We play the usual office hijinks around here. You know, if you leave your desktop and don’t put a passworded screensaver on it, you’re going to end up with gay porn or childrens cartoons or some other obnoxious and inappropriate image as a background, or find out you sent a mean or stupid email to the wrong list of people. From my perspective, it’s a good thing because hey, it teaches everyone to have good security and lock their machines when they’re not at the desk. Well, my officemate has a bad habit of leaving his machine unprotected. A couple of months ago another guy came in the office and was trying to figure out the best way to mess with the machine (he wasn’t as familiar with linux), so I walked up and offered to ‘help’ after which I quickly clicked the button to lock the machine and ran away cowering. Before I could be attacked, I defended myself by explaining to the would-be defacer,

“If I don’t protect the machine, he hurts me.”

Of course, that’s the kind of trick that only works once, so the next time that someone came by to do something, there was nothing I could do. So we worked up a handy little short-cut. I’ve got an icon on my desktop that I can click that automatically locks his machine remotely. Today was the first chance to test it out. Two other network engineers sauntered in the cubicle, and I realized that the other machine was unlocked. I tried to keep typing, remain calm, and above all relax from the sudden nervous tension that swept through me. This was it, for real. The first engineer sat down, began to click an icon and I could resist the temptation no more. I subtly clicked the icon (a small red [poison?] apple) and resumed nonchalantly web surfing. The adrenaline rush was huge. As they began to be very perplexed about what had just happened, they ask me if I had seen it. I responded with what I thought was the lamest bit of dialog ever. I was positive they would realize I was involved in the plot, but for some reason they seemed not to notice and went away.

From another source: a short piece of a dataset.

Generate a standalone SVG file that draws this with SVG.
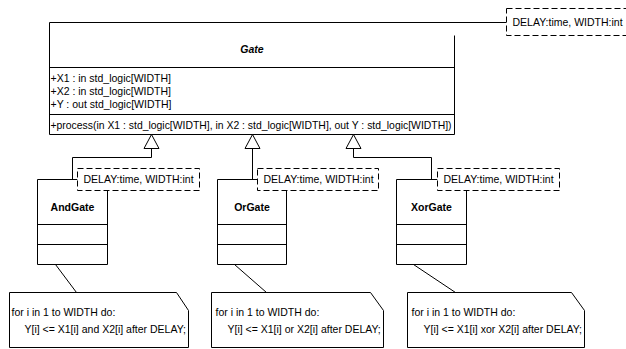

They asked my officemate later what had happened, and he merely explained that he had a new all-purpose security system that was foolproof about detecting invaders. They actually came back up to ask me about it, and I responded truthfully, “if he’s got any security software installed, he didn’t tell me about it.”

Wow, that completely made my day.

One Response to “Poison Apple”

    That’s pretty sweet. How did you get all that to work without using any sort of software?